Write the listing below out again exactly, dropping the images.

## Data
------

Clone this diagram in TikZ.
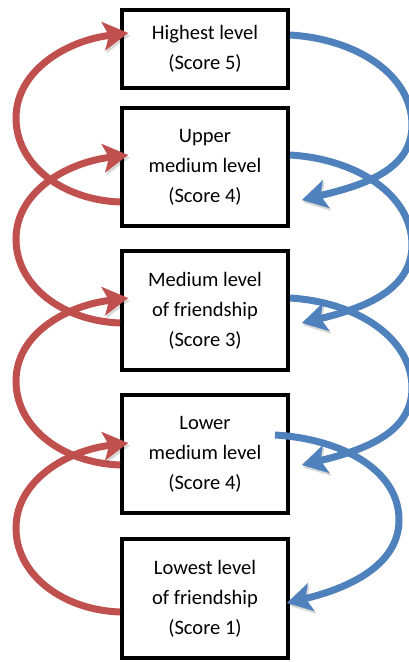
\documentclass[tikz,border=0pt]{standalone}
\usepackage{fontspec}
\setmainfont{Carlito}
\usetikzlibrary{arrows.meta,shadows}

\definecolor{loopred}{RGB}{192,80,77}
\definecolor{loopblue}{RGB}{79,129,189}

\begin{document}
\begin{tikzpicture}[x=1pt,y=1pt,
  level/.style={draw=black, line width=4pt, fill=white, minimum width=166pt,
    align=center, inner sep=0pt, font=\fontsize{20.5}{30}\selectfont,
    drop shadow={opacity=0.18, shadow xshift=2pt, shadow yshift=-2pt}},
  flow/.style={line width=7pt,
    -{Stealth[length=25pt,width=29pt,inset=6pt,line width=0.1pt]},
    preaction={draw=black, opacity=0.15,
      transform canvas={xshift=1.5pt,yshift=-2.5pt}}},
  upflow/.style={flow, draw=loopred},
  downflow/.style={flow, draw=loopblue}
]
\useasboundingbox (0,0) rectangle (408,662);

% the five levels, top to bottom
\node[level, minimum height=78pt]  (l5) at (205,613)   {Highest level\\(Score 5)};
\node[level, minimum height=118pt] (l4) at (205,495)   {Upper\\medium level\\(Score 4)};
\node[level, minimum height=119pt] (l3) at (205,351.5) {Medium level\\of friendship\\(Score 3)};
\node[level, minimum height=118pt] (l2) at (205,208)   {Lower\\medium level\\(Score 4)};
\node[level, minimum height=119pt] (l1) at (205,63.5)  {Lowest level\\of friendship\\(Score 1)};

% moving up: half-ellipse loops on the left
\tikzset{uploop/.style={to path={
  .. controls +(-57,2) and +(0,-47) .. ++(-104,84)
  .. controls +(0,47) and +(-62,-8) .. (\tikztotarget) \tikztonodes}}}
\draw[upflow] ([yshift=-35pt]l4.west)   to[uploop] ([xshift=8pt,yshift=16pt]l5.west);
\draw[upflow] ([yshift=-12.5pt]l3.west) to[uploop] ([xshift=8pt,yshift=12pt]l4.west);
\draw[upflow] ([yshift=-11pt]l2.west)   to[uploop] ([xshift=8pt,yshift=12.5pt]l3.west);
\draw[upflow] ([yshift=-13.5pt]l1.west) to[uploop] ([xshift=8pt,yshift=11pt]l2.west);

% moving down: half-ellipse loops on the right
\tikzset{downloop/.style={to path={
  .. controls +(67,-4) and +(0,50) .. ++(#1)
  .. controls +(0,-45) and +(62,15) .. (\tikztotarget) \tikztonodes}},
  downloop/.default={122,-90}}
\draw[downflow] ([yshift=14pt]l5.east)   to[downloop] ([xshift=12pt,yshift=-33pt]l4.east);
\draw[downflow] ([yshift=12pt]l4.east)   to[downloop] ([xshift=12pt,yshift=-12.5pt]l3.east);
\draw[downflow] ([yshift=12.5pt]l3.east) to[downloop] ([xshift=12pt,yshift=-11pt]l2.east);
\draw[downflow] ([xshift=-15pt,yshift=19pt]l2.east) to[downloop={124,-85}] ([xshift=-3pt,yshift=-4.5pt]l1.east);
\end{tikzpicture}
\end{document}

------

## Reply
Clone this diagram in TikZ.
\documentclass[tikz,border=0pt]{standalone}
\usepackage{fontspec}
\setmainfont{Carlito}
\usetikzlibrary{arrows.meta,shadows}

\definecolor{loopred}{RGB}{192,80,77}
\definecolor{loopblue}{RGB}{79,129,189}

\begin{document}
\begin{tikzpicture}[x=1pt,y=1pt,
  level/.style={draw=black, line width=4pt, fill=white, minimum width=166pt,
    align=center, inner sep=0pt, font=\fontsize{20.5}{30}\selectfont,
    drop shadow={opacity=0.18, shadow xshift=2pt, shadow yshift=-2pt}},
  flow/.style={line width=7pt,
    -{Stealth[length=25pt,width=29pt,inset=6pt,line width=0.1pt]},
    preaction={draw=black, opacity=0.15,
      transform canvas={xshift=1.5pt,yshift=-2.5pt}}},
  upflow/.style={flow, draw=loopred},
  downflow/.style={flow, draw=loopblue}
]
\useasboundingbox (0,0) rectangle (408,662);

% the five levels, top to bottom
\node[level, minimum height=78pt]  (l5) at (205,613)   {Highest level\\(Score 5)};
\node[level, minimum height=118pt] (l4) at (205,495)   {Upper\\medium level\\(Score 4)};
\node[level, minimum height=119pt] (l3) at (205,351.5) {Medium level\\of friendship\\(Score 3)};
\node[level, minimum height=118pt] (l2) at (205,208)   {Lower\\medium level\\(Score 4)};
\node[level, minimum height=119pt] (l1) at (205,63.5)  {Lowest level\\of friendship\\(Score 1)};

% moving up: half-ellipse loops on the left
\tikzset{uploop/.style={to path={
  .. controls +(-57,2) and +(0,-47) .. ++(-104,84)
  .. controls +(0,47) and +(-62,-8) .. (\tikztotarget) \tikztonodes}}}
\draw[upflow] ([yshift=-35pt]l4.west)   to[uploop] ([xshift=8pt,yshift=16pt]l5.west);
\draw[upflow] ([yshift=-12.5pt]l3.west) to[uploop] ([xshift=8pt,yshift=12pt]l4.west);
\draw[upflow] ([yshift=-11pt]l2.west)   to[uploop] ([xshift=8pt,yshift=12.5pt]l3.west);
\draw[upflow] ([yshift=-13.5pt]l1.west) to[uploop] ([xshift=8pt,yshift=11pt]l2.west);

% moving down: half-ellipse loops on the right
\tikzset{downloop/.style={to path={
  .. controls +(67,-4) and +(0,50) .. ++(#1)
  .. controls +(0,-45) and +(62,15) .. (\tikztotarget) \tikztonodes}},
  downloop/.default={122,-90}}
\draw[downflow] ([yshift=14pt]l5.east)   to[downloop] ([xshift=12pt,yshift=-33pt]l4.east);
\draw[downflow] ([yshift=12pt]l4.east)   to[downloop] ([xshift=12pt,yshift=-12.5pt]l3.east);
\draw[downflow] ([yshift=12.5pt]l3.east) to[downloop] ([xshift=12pt,yshift=-11pt]l2.east);
\draw[downflow] ([xshift=-15pt,yshift=19pt]l2.east) to[downloop={124,-85}] ([xshift=-3pt,yshift=-4.5pt]l1.east);
\end{tikzpicture}
\end{document}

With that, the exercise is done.